The LeRoy Collins Institute and Florida TaxWatch released a report this week that updates its research on 492 pension plans throughout Florida. It concluded that it had detected a “troubling trend” since 2010 where payouts are exceeding contributions in the typical plan. The report is part of a raft of studies that Republican lawmakers are using to warrant an overhaul of state and local government pensions by shuffling employees into 401 (k)-type plans and away from plans that guarantee retirement benefits.

The LCI study isn’t calling for the shutting down of municipal pension funds, but it is recommending some fixes for local governments to adopt to avoid future shortfalls. They are the raising of the minimum age of retirees before they receive benefits; the elimination of overtime pay in calculating pension benefits; the making of pension benefits that are more transparent to the public and changing the interpretation of a 1999 law that would allow cities and counties to more flexibility in negotiating benefits with their police and fire unions.

But Brad Heinrichs, the CEO of a Fort Myers actuarial firm that manages 200 public pensions in Florida, told a House committee on government operations that the premise of the LCI study was flawed. In estimating each plan’s liabilities, LCI was projecting salary increases that hadn’t been awarded yet, giving the impression that the plans had much greater burdens then they do.

“It certainly makes the plans look worse off than I think they are,” said Heinrichs, who said he came to Wednesday’s meeting on his own. “You might call that conservative, but I call it aggressive.”

“What you’re saying is that these numbers are way off,” Rep. Irv Slosberg, D-Boca Raton asked.

“I’ve been trying not to say ‘way off’,” Heinrichs said. “But I would say it’s too strict of a grading scale.”

Heinrichs and Joseph Bogdahn, an investment manager at an Orlando firm, said that a slumping stock market was largely to blame for flat returns from pension funds in recent years. But they both said that was about to change and now was not the time to overreact.

“Sometimes, doing nothing is like taking action,” Bogdahn said. “Most of the funds are doing just fine.”

But Republicans who are pressing for changes were still leaning toward doing something.

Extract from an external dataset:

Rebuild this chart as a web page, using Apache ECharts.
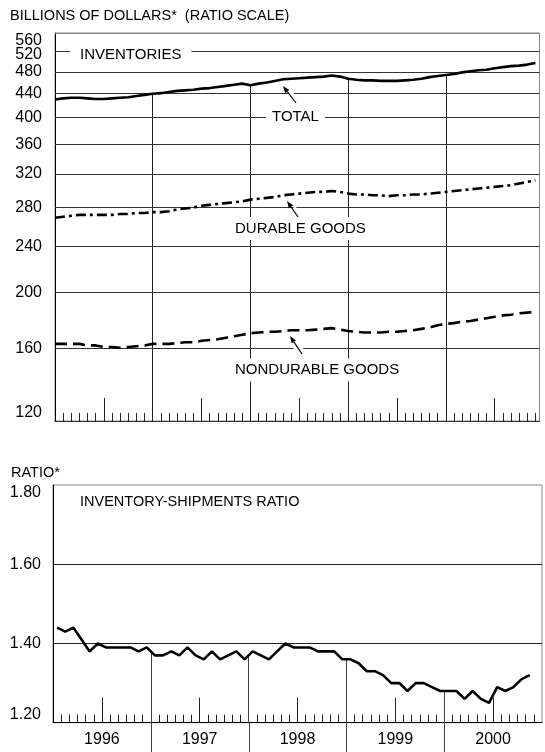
<!DOCTYPE html>
<html><head><meta charset="utf-8">
<script src="https://cdn.jsdelivr.net/npm/echarts@6/dist/echarts.min.js"></script>
<style>html,body{margin:0;padding:0;background:#fff}#c{width:545px;height:752px}</style>
</head><body><div id="c"></div>
<script>
// ---- DATA (monthly, Jan 1996 onward) ----
const years = ['1996', '1997', '1998', '1999', '2000'];
const invTicks = [120, 160, 200, 240, 280, 320, 360, 400, 440, 480, 520, 560];
const yearBounds = [12, 24, 36, 48];
const midYears = [6, 18, 30, 42, 54];

const total = [
  430, 432, 433, 433, 432, 431, 431, 432, 433, 434, 436, 438,
  440, 441, 443, 445, 446, 447, 449, 450, 452, 454, 456, 458,
  455, 458, 460, 463, 466, 467, 468, 469, 470, 471, 473, 471,
  467, 465, 464, 464, 463, 463, 463, 464, 465, 467, 470, 472,
  474, 476, 479, 481, 483, 484, 487, 489, 491, 492, 494, 497
];
const durable = [
  269, 270, 271, 272, 272, 272, 272, 272, 273, 273, 274, 274,
  275, 275, 276, 278, 279, 280, 282, 283, 284, 285, 286, 287,
  289, 290, 291, 292, 294, 295, 296, 297, 298, 298, 299, 298,
  296, 295, 295, 294, 294, 293, 294, 294, 295, 295, 296, 297,
  298, 299, 300, 301, 302, 303, 304, 305, 306, 308, 310, 312
];
const nondurable = [
  163, 163, 163, 163, 162, 162, 161, 161, 160.5, 161, 161.5, 162,
  163, 163, 163, 163.5, 164, 164, 165, 165.5, 166, 167, 168, 169,
  170, 170.5, 171, 171, 171.5, 172, 172, 172, 172.5, 173, 173.5, 172.5,
  171.5, 171, 170.5, 170.5, 170.5, 171, 171, 171.5, 172, 173, 174, 175.5,
  176.5, 177, 178, 178.5, 179.5, 180.5, 181.5, 182.5, 183, 184, 184.5, 185
];
const ratio = [
  1.44, 1.43, 1.44, 1.41, 1.38, 1.40, 1.39, 1.39, 1.39, 1.39, 1.38, 1.39,
  1.37, 1.37, 1.38, 1.37, 1.39, 1.37, 1.36, 1.38, 1.36, 1.37, 1.38, 1.36,
  1.38, 1.37, 1.36, 1.38, 1.40, 1.39, 1.39, 1.39, 1.38, 1.38, 1.38, 1.36,
  1.36, 1.35, 1.33, 1.33, 1.32, 1.30, 1.30, 1.28, 1.30, 1.30, 1.29, 1.28,
  1.28, 1.28, 1.26, 1.28, 1.26, 1.25, 1.29, 1.28, 1.29, 1.31, 1.32
];

// ---- build ----
const FONT = '"Liberation Sans", Arial, sans-serif';
const topData = a => a.map((v, i) => [i, v]);
const ratioData = ratio.map((v, i) => [i + 0.5, v]);

const gridColor = '#333';
const topVLines = yearBounds.map(b => [{coord: [b, total[b]]}, {coord: [b, 120]}]);
const botVLines = yearBounds.map(b => [{coord: [b, (ratio[b - 1] + ratio[b]) / 2]}, {coord: [b, 1.2]}]);
const hLines = invTicks.map(v => {
  const item = {yAxis: v};
  if (v === 560) { item.lineStyle = {color: '#888'}; item.label = {verticalAlign: 'top'}; }
  if (v === 520) { item.label = {formatter: '{a|' + v + '}', rich: {a: {padding: [6, 0, 0, 0], fontSize: 16, fontFamily: FONT, color: '#000'}}}; }
  if (v === 120) { item.label = {verticalAlign: 'bottom'}; }
  return item;
});

function arrow(x1, y1, x2, y2) {
  const dx = x2 - x1, dy = y2 - y1, L = Math.hypot(dx, dy), ux = dx / L, uy = dy / L;
  const hl = 7, hw = 2.6;
  const bx = x2 - ux * hl, by = y2 - uy * hl;
  return [
    {type: 'line', z: 101, silent: true, shape: {x1: x1, y1: y1, x2: x2 - ux * 9, y2: y2 - uy * 9}, style: {stroke: '#fff', lineWidth: 8}},
    {type: 'line', z: 102, silent: true, shape: {x1: x1, y1: y1, x2: bx, y2: by}, style: {stroke: '#000', lineWidth: 1.2}},
    {type: 'polygon', z: 102, silent: true, shape: {points: [[x2, y2], [bx - uy * hw, by + ux * hw], [bx + uy * hw, by - ux * hw]]}, style: {fill: '#000'}}
  ];
}
function label(text, x, y, size, padX, padY, bg) {
  return {type: 'text', z: 100, silent: true, x: x, y: y,
    style: {text: text, fill: '#000', fontSize: size, fontFamily: FONT, align: 'left', verticalAlign: 'middle',
      backgroundColor: bg ? '#fff' : 'transparent', padding: [padY, padX]}};
}

const chart = echarts.init(document.getElementById('c'), null, {renderer: 'canvas'});
chart.setOption({
  animation: false,
  backgroundColor: '#fff',
  textStyle: {fontFamily: FONT, color: '#000'},
  grid: [
    {left: 55, top: 33, width: 484.5, height: 388, show: true, borderColor: '#888', borderWidth: 1, containLabel: false},
    {left: 53, top: 485, width: 489.5, height: 237.7, show: true, borderColor: '#888', borderWidth: 1, containLabel: false},
    {left: 53, top: 722.7, width: 489.5, height: 29.3, show: false, containLabel: false}
  ],
  xAxis: [
    {gridIndex: 0, type: 'value', min: 0, max: 59.5, interval: 6,
      axisLine: {show: true, lineStyle: {color: '#000', width: 1}},
      axisTick: {show: true, inside: true, length: 23, customValues: midYears, lineStyle: {color: '#222', width: 1}},
      minorTick: {show: true, splitNumber: 6, length: 8, lineStyle: {color: '#222', width: 1}},
      axisLabel: {show: false}, splitLine: {show: false}, minorSplitLine: {show: false}},
    {gridIndex: 1, type: 'value', min: 0, max: 60, interval: 6,
      axisLine: {show: true, lineStyle: {color: '#000', width: 1}},
      axisTick: {show: true, inside: true, length: 25, customValues: midYears, lineStyle: {color: '#222', width: 1}},
      minorTick: {show: true, splitNumber: 6, length: 8, lineStyle: {color: '#222', width: 1}},
      axisLabel: {show: true, margin: 9, fontSize: 16, color: '#000', fontFamily: FONT,
        formatter: v => (Math.round(v) % 12 === 6 ? years[(Math.round(v) - 6) / 12] : '')},
      splitLine: {show: false}},
    {gridIndex: 2, type: 'value', min: 0, max: 60, interval: 12,
      axisLine: {show: false}, axisTick: {show: false}, axisLabel: {show: false},
      splitLine: {show: true, showMinLine: false, showMaxLine: false, lineStyle: {color: '#444', width: 1}}}
  ],
  yAxis: [
    {gridIndex: 0, type: 'log', logBase: 10, min: 120, max: 560,
      axisLine: {show: true, lineStyle: {color: '#000', width: 1}},
      axisTick: {show: false}, axisLabel: {show: false}, splitLine: {show: false}},
    {gridIndex: 1, type: 'value', min: 1.2, max: 1.8, interval: 0.2,
      axisLine: {show: true, lineStyle: {color: '#000', width: 1}},
      axisTick: {show: false},
      axisLabel: {show: true, margin: 12, fontSize: 16, color: '#000', fontFamily: FONT,
        formatter: v => v.toFixed(2), verticalAlignMinLabel: 'bottom', verticalAlignMaxLabel: 'top'},
      splitLine: {show: true, showMinLine: false, showMaxLine: false, lineStyle: {color: '#222', width: 1}}},
    {gridIndex: 2, type: 'value', show: false}
  ],
  series: [
    {type: 'line', name: 'TOTAL', xAxisIndex: 0, yAxisIndex: 0, data: topData(total), symbol: 'none',
      lineStyle: {color: '#000', width: 2.6}, z: 5,
      markLine: {silent: true, symbol: ['none', 'none'], label: {show: false},
        lineStyle: {color: '#222', width: 1, type: 'solid'}, data: topVLines}},
    {type: 'line', name: 'DURABLE GOODS', xAxisIndex: 0, yAxisIndex: 0, data: topData(durable), symbol: 'none',
      lineStyle: {color: '#000', width: 2.6, type: [10, 4, 3, 4]}, z: 5,
      markLine: {silent: true, symbol: ['none', 'none'],
        label: {show: true, position: 'start', distance: 13, fontSize: 16, color: '#000', fontFamily: FONT,
          formatter: p => String(p.value)},
        lineStyle: {color: gridColor, width: 1, type: 'solid'}, data: hLines}},
    {type: 'line', name: 'NONDURABLE GOODS', xAxisIndex: 0, yAxisIndex: 0, data: topData(nondurable), symbol: 'none',
      lineStyle: {color: '#000', width: 2.6, type: [12, 6]}, z: 5},
    {type: 'line', name: 'INVENTORY-SHIPMENTS RATIO', xAxisIndex: 1, yAxisIndex: 1, data: ratioData, symbol: 'none',
      lineStyle: {color: '#000', width: 2.6}, z: 5,
      markLine: {silent: true, symbol: ['none', 'none'], label: {show: false},
        lineStyle: {color: '#444', width: 1, type: 'solid'}, data: botVLines}}
  ],
  graphic: [
    label('BILLIONS OF DOLLARS*  (RATIO SCALE)', 10, 15.5, 14.5, 0, 0, false),
    label('INVENTORIES', 70, 55, 15, 10, 3, true),
    label('TOTAL', 266, 117, 15, 6, 3, true),
    label('DURABLE GOODS', 229, 228.5, 15, 6, 4, true),
    label('NONDURABLE GOODS', 229, 370, 15, 6, 4, true),
    label('RATIO*', 11, 472.5, 14.5, 0, 0, false),
    label('INVENTORY-SHIPMENTS RATIO', 80, 502, 14.5, 0, 0, false)
  ].concat(arrow(296, 103, 283, 86), arrow(298, 217, 287, 201), arrow(302, 354, 290, 336))
});
</script>
</body></html>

The Senate’s efforts to reform municipal pensions is expected to be wrapped into a House bill that would require new school district, county, state, university, and community college employees who now can now enroll in the Florida Retirement System’s pension plan to instead sign up for a 401 (k) plan by next January. That reform is a top priority with House SpeakerWill Weatherford.

Rep. Jason Brodeur, R-Sanford, chairs the House committee on government operations and said he felt that the criticism of the LCI report was unfair. He said that Heinrichs, who told the committee that actuaries don’t set uniform standards for the solvency of pension plans, had no place to question the findings in the LCI report.

“It’s disingenuous,” Brodeur said. “(The LCI report) will be another piece we’ll use to figure out where we are with funding levels for our municipal pensions.”